Councillors have agreed for a detailed report to be drawn up on options to consider over the future of a town theatre.
Members of Wellingborough Council’s resources committee agreed to having an options and costs appraisal for The Castle theatre in Wellingborough town centre last week.
Doing nothing is not really an option hereCllr Tim Allebone
It follows a request by The Castle (Wellingborough) Ltd, which currently has the contract, for the council to consider their proposals for the theatre to be transferred over to them as a community asset so they can redevelop the site.
If the proposals became a reality, the multi-million pound redevelopment could see the Castle Way site boasting a 500-seat main theatre with capacity to go up to 700 for music concerts, a 200-seat studio theatre, a 100-seat cinema screen, a 100-seat restaurant, two bars and an enhanced foyer and public spaces.
The proposals, costing between £10 million and £12 million, would also see a creation centre offering three professional grade rehearsal spaces and space to build sets, a private function room, a business centre with meeting rooms and board room as well as a creative industry hub with office and studio space for start-up, emerging and established creative industry companies.
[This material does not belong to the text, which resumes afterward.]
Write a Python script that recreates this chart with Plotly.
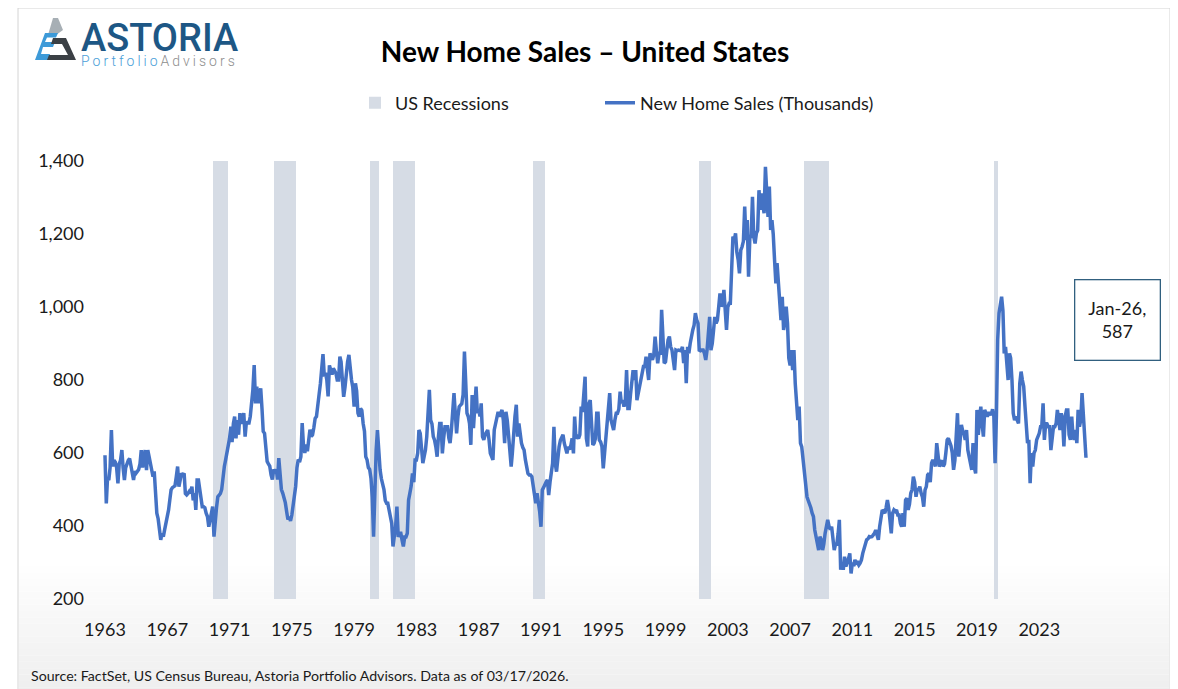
import plotly.graph_objects as go
import pandas as pd

# ---------------- data ----------------
sales_1963_1969 = [
    594, 462, 530, 526, 560, 663, 563, 580, 575, 560, 517, 570,
    580, 608, 560, 526, 560, 575, 580, 585, 560, 535, 526, 550,
    545, 550, 555, 570, 608, 560, 580, 608, 553, 608, 590, 570,
    560, 535, 550, 500, 435, 420, 389, 362, 380, 371, 390, 407,
    420, 444, 471, 499, 505, 508, 510, 535, 563, 508, 530, 544,
    540, 544, 489, 485, 489, 495, 490, 508, 470, 490, 444, 526,
    526, 500, 470, 453, 453, 450, 435, 426, 398, 420, 444, 453,
]
sales_1970s = [
    371, 420, 450, 480, 485, 489, 500, 544, 563, 581, 600, 617,
    640, 672, 630, 681, 700, 640, 690, 650, 709, 680, 700, 709,
    645, 686, 682, 682, 700, 740, 773, 841, 736, 782, 736, 760,
    777, 720, 659, 654, 600, 577, 570, 564, 540, 527, 555, 545,
    555, 527, 586, 545, 500, 490, 480, 464, 440, 418, 425, 414,
    430, 460, 490, 509, 560, 582, 575, 590, 682, 620, 600, 623,
    605, 640, 664, 645, 650, 670, 695, 700, 745, 760, 790, 827,
    871, 810, 820, 800, 755, 840, 830, 815, 832, 825, 818, 800,
    800, 864, 850, 800, 754, 780, 830, 850, 869, 820, 800, 780,
    727, 791, 770, 709, 700, 722, 717, 681, 660, 590, 581, 560,
]
sales_1980s = [
    555, 530, 480, 371, 520, 608, 663, 590, 554, 530, 517, 500,
    470, 462, 462, 440, 417, 407, 344, 370, 400, 453, 370, 380,
    380, 360, 344, 370, 370, 380, 471, 490, 510, 544, 520, 581,
    581, 600, 663, 654, 608, 572, 590, 608, 645, 700, 773, 690,
    680, 645, 636, 617, 590, 645, 681, 681, 599, 640, 672, 672,
    672, 640, 627, 663, 727, 764, 709, 654, 700, 727, 731, 735,
    760, 878, 800, 709, 700, 680, 622, 759, 668, 720, 782, 709,
    720, 700, 736, 645, 636, 650, 659, 663, 636, 599, 590, 581,
    663, 680, 700, 713, 700, 710, 718, 690, 627, 713, 690, 650,
    617, 563, 600, 672, 700, 732, 645, 681, 645, 627, 615, 608,
]
sales_1990s = [
    581, 560, 544, 540, 540, 535, 510, 490, 462, 490, 470, 440,
    398, 499, 505, 515, 520, 526, 485, 520, 550, 572, 672, 572,
    549, 594, 617, 635, 645, 650, 627, 615, 599, 617, 610, 620,
    640, 599, 700, 640, 645, 640, 650, 727, 713, 760, 809, 640,
    618, 736, 745, 682, 622, 627, 640, 709, 709, 636, 630, 618,
    558, 600, 645, 691, 727, 764, 691, 672, 663, 690, 709, 709,
    720, 768, 736, 745, 727, 740, 827, 722, 722, 760, 809, 827,
    800, 827, 745, 764, 790, 809, 820, 837, 837, 864, 830, 800,
    873, 860, 855, 870, 919, 880, 846, 873, 873, 992, 919, 846,
    850, 882, 910, 919, 891, 882, 860, 827, 882, 880, 882, 882,
]
sales_2000s = [
    880, 891, 846, 882, 791, 891, 873, 900, 923, 937, 950, 983,
    965, 955, 882, 880, 882, 882, 873, 855, 882, 919, 973, 882,
    900, 937, 973, 955, 964, 1000, 1037, 1001, 1010, 1047, 1001, 937,
    1000, 1010, 1010, 1100, 1193, 1183, 1202, 1150, 1129, 1092, 1156, 1165,
    1180, 1275, 1183, 1238, 1083, 1193, 1193, 1302, 1193, 1174, 1202, 1210,
    1320, 1266, 1311, 1280, 1257, 1384, 1302, 1247, 1330, 1211, 1238, 1200,
    1129, 1065, 1120, 1074, 1000, 964, 1028, 937, 960, 1001, 955, 860,
    840, 882, 827, 882, 791, 750, 690, 727, 627, 617, 580, 544,
    526, 480, 470, 462, 450, 435, 426, 389, 370, 362, 334, 371,
    362, 334, 350, 380, 407, 417, 400, 390, 398, 362, 334, 350,
]
sales_2010s = [
    350, 380, 417, 280, 300, 280, 316, 289, 298, 310, 325, 270,
    300, 290, 307, 298, 300, 293, 298, 307, 325, 340, 355, 362,
    365, 371, 370, 371, 375, 380, 389, 370, 362, 398, 420, 444,
    440, 435, 450, 471, 450, 420, 380, 435, 444, 440, 444, 430,
    430, 407, 398, 435, 398, 471, 476, 444, 460, 490, 500, 535,
    520, 480, 499, 500, 508, 490, 480, 453, 499, 508, 540, 544,
    520, 572, 581, 575, 563, 627, 600, 563, 572, 580, 563, 570,
    600, 636, 640, 631, 620, 600, 554, 580, 636, 709, 590, 645,
    677, 660, 654, 636, 663, 608, 590, 581, 554, 627, 560, 544,
    718, 650, 700, 727, 680, 645, 718, 709, 700, 709, 709, 704,
]
sales_2020s = [
    720, 700, 572, 700, 910, 983, 1010, 1028, 990, 873, 891, 840,
    800, 873, 860, 800, 709, 690, 700, 690, 681, 791, 823, 800,
    782, 727, 680, 627, 636, 517, 600, 563, 600, 608, 636, 645,
    654, 672, 672, 736, 636, 681, 680, 672, 672, 608, 640, 672,
    672, 681, 718, 690, 663, 709, 690, 618, 700, 718, 718, 650,
    636, 700, 650, 636, 663, 627, 718, 672, 690, 764, 700, 650,
    587,
]
first_month = "1963-01-01"

recession_starts = ["1969-12-01", "1973-11-01", "1980-01-01", "1981-07-01",
                    "1990-07-01", "2001-03-01", "2007-12-01", "2020-02-01"]
recession_ends = ["1970-11-30", "1975-03-31", "1980-07-31", "1982-11-30",
                  "1991-03-31", "2001-11-30", "2009-06-30", "2020-04-30"]

x_tick_years = list(range(1963, 2024, 4))
y_tick_values = [200, 400, 600, 800, 1000, 1200, 1400]
y_tick_labels = ["200", "400", "600", "800", "1,000", "1,200", "1,400"]
Y_MIN, Y_MAX = 200, 1400

# ---------------- build ----------------
sales = sales_1963_1969 + sales_1970s + sales_1980s + sales_1990s + sales_2000s + sales_2010s + sales_2020s
dates = pd.date_range(first_month, periods=len(sales), freq="MS")

rs = pd.to_datetime(recession_starts)
re_ = pd.to_datetime(recession_ends) + pd.Timedelta(days=1)
rec_mid = rs + (re_ - rs) / 2
rec_width = [(e - s).total_seconds() * 1000 for s, e in zip(rs, re_)]

# page has an 8px body margin: the figure is drawn 8px right/down of the window corner
OFF = 8
W, H = 1178 - OFF, 689 - OFF
PLOT_L, PLOT_R, PLOT_T, PLOT_B = 95, 1100, 161, 599      # in window pixels
L, R, T, B = PLOT_L - OFF, W - (PLOT_R - OFF), PLOT_T - OFF, H - (PLOT_B - OFF)
PW, PH = PLOT_R - PLOT_L, PLOT_B - PLOT_T

def px(x, y):
    """window pixel -> paper coords"""
    return (x - PLOT_L) / PW, (PLOT_B - y) / PH

FONT = "Lato, 'Open Sans', sans-serif"
TXT = "#1a1a1a"

fig = go.Figure()
fig.add_trace(go.Bar(
    x=rec_mid, y=[Y_MAX - Y_MIN] * len(rs), base=[Y_MIN] * len(rs), width=rec_width,
    marker=dict(color="#D6DCE5", line=dict(width=0)), name="US Recessions",
    hoverinfo="skip", legend="legend",
))
fig.add_trace(go.Scatter(
    x=dates, y=sales, mode="lines", name="New Home Sales (Thousands)",
    line=dict(color="#4472C4", width=3.5), legend="legend2",
))

shapes = []
# soft grey gradient at the bottom of the card
steps = 22
y0g, y1g = 560, 700
for i in range(steps):
    ya = y0g + (y1g - y0g) * i / steps
    yb = y0g + (y1g - y0g) * (i + 1) / steps
    lvl = int(round(255 - 18 * ((i + 0.5) / steps)))
    xa, ya_p = px(19, ya)
    xb, yb_p = px(1169, yb)
    shapes.append(dict(type="rect", xref="paper", yref="paper", x0=xa, x1=xb, y0=ya_p, y1=yb_p,
                       fillcolor=f"rgb({lvl},{lvl},{lvl})", line=dict(width=0), layer="below"))
# outer frame
fx0, fy0 = px(18, 8)
fx1, fy1 = px(1170, 700)
shapes.append(dict(type="rect", xref="paper", yref="paper", x0=fx0, x1=fx1, y0=fy1, y1=fy0,
                   line=dict(color="#D4D4D4", width=1), fillcolor="rgba(0,0,0,0)", layer="below"))

def poly(points, color):
    d = ""
    for i, (x, y) in enumerate(points):
        a, b = px(x, y)
        d += ("M" if i == 0 else "L") + f"{a:.5f},{b:.5f}"
    d += "Z"
    return dict(type="path", xref="paper", yref="paper", path=d, fillcolor=color,
                line=dict(width=0), layer="above")

# logo icon
shapes.append(poly([(48, 35), (53, 18), (58, 18), (63, 30), (56, 35)], "#A7AFB5"))
shapes.append(poly([(35, 60), (45, 33), (58, 33), (56, 37.5), (47, 37.5), (45, 42), (55, 42),
                    (53, 47), (43, 47), (41, 54), (50, 54), (48, 60)], "#3D9AD8"))
shapes.append(poly([(53, 38), (66, 38), (76, 60), (47, 60), (49, 55), (68, 55), (62, 44), (51, 44)], "#3B4045"))

last_date = dates[-1]
last_value = sales[-1]

logo_text = ("<span style='font-size:38px;font-weight:500;color:#1D5785'>ASTORIA</span><br>"
             "<span style='font-size:14px;font-weight:300;letter-spacing:3px;color:#4A9ED8'>Portfolio</span>"
             "<span style='font-size:14px;font-weight:300;letter-spacing:3px;color:#8E8E8E'>Advisors</span>")

annotations = [
    dict(text=f"{last_date:%b}-{last_date:%y},<br>{last_value}", xref="paper", yref="paper",
         x=px(1117.5, 0)[0], y=px(0, 320)[1], xanchor="center", yanchor="middle",
         showarrow=False, font=dict(size=18, color=TXT, family=FONT),
         bordercolor="#31607F", borderwidth=1.3, borderpad=2, bgcolor="white",
         width=80, height=75, align="center"),
    dict(text="Source: FactSet, US Census Bureau, Astoria Portfolio Advisors. Data as of 03/17/2026.",
         xref="paper", yref="paper", x=px(29, 0)[0], y=px(0, 675)[1], xanchor="left", yanchor="middle",
         showarrow=False, font=dict(size=14.2, color=TXT, family=FONT)),
    dict(text=logo_text, xref="paper", yref="paper", x=px(79, 0)[0], y=px(0, 42)[1],
         xanchor="left", yanchor="middle", showarrow=False, align="left",
         font=dict(size=11.5, family="Roboto, sans-serif")),
]

legend_common = dict(orientation="h", xanchor="left", yanchor="middle",
                     font=dict(size=18, color=TXT, family=FONT), bgcolor="rgba(0,0,0,0)")

fig.update_layout(
    width=W, height=H, autosize=False,
    margin=dict(l=L, r=R, t=T, b=B),
    paper_bgcolor="white", plot_bgcolor="rgba(0,0,0,0)",
    font=dict(family=FONT, size=18, color=TXT),
    title=dict(text="<b>New Home Sales – United States</b>", x=(585 - OFF) / W, y=1 - (52 - OFF) / H,
               xref="container", yref="container", xanchor="center", yanchor="middle",
               font=dict(size=28, color="#000000", family=FONT)),
    showlegend=True,
    legend=dict(x=px(355, 0)[0], y=px(0, 103)[1], **legend_common),
    legend2=dict(x=px(600, 0)[0], y=px(0, 103)[1], **legend_common),
    bargap=0,
    xaxis=dict(type="date", range=["1962-05-12", "2026-11-26"],
               tickvals=[f"{y}-01-01" for y in x_tick_years], ticktext=[str(y) for y in x_tick_years],
               showgrid=False, zeroline=False, showline=False, ticks="",
               tickfont=dict(size=18, color=TXT), ticklabelstandoff=18),
    yaxis=dict(range=[Y_MIN, Y_MAX], tickvals=y_tick_values, ticktext=y_tick_labels,
               showgrid=False, zeroline=False, showline=False, ticks="",
               tickfont=dict(size=18, color=TXT), ticklabelstandoff=10),
    shapes=shapes, annotations=annotations,
    hovermode=False,
)

fig.write_html("out.html")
Before councillors agreed to officers drawing up a report of options to consider on the theatre’s future, three members of the public addressed the committee, including Marion Turner-Hawes who is chairman of the Castle Fields Community Group.
She urged the council to include representatives from the local community in any review of the options for the theatre, and added: “The Castle theatre is an essential asset to the area and also has a considerable role to play in encouraging and enabling our many diverse communities to develop our own interests and skills in the performing arts and community management.
“I would like to see The Castle theatre registered as a community asset so no decision about its future ownership could be made without recourse first to the communities of Wellingborough.”
Theatre director Darren Walter also addressed the committee before members discussed it.
During their discussion, Cllr Tim Allebone said: “Doing nothing is not really an option here.”
Cllr Peter Morrall said: “The opportunity to develop it and provide more facilities on that site is one that would be very worthwhile.”
However, concerns were also raised about the potential loss of a council asset and whether sticking with the status quo would be safer than making changes.
A number of councillors said they would like more information about The Castle’s proposals and they have asked to have a special presentation by the theatre on it.
Following their discussions, members agreed to officers carrying out the options and costs appraisal.
It is hoped that this could be completed by the committee’s next meeting in December.
The theatre’s running costs have been subsidised by Wellingborough Council since it opened in 1995, but these plans have been drawn up by the theatre because financial pressures facing the authority have made it difficult to sustain this approach.
These plans mean they would no longer have to rely on the authority for funding, which was just short of £400,000 in 2010 but has fallen year on year and is now £218,000.
Mr Walter said last week that they have had to look at the whole business model to find a future for the building that doesn’t rely on council funding but would remain true to the theatre’s principals.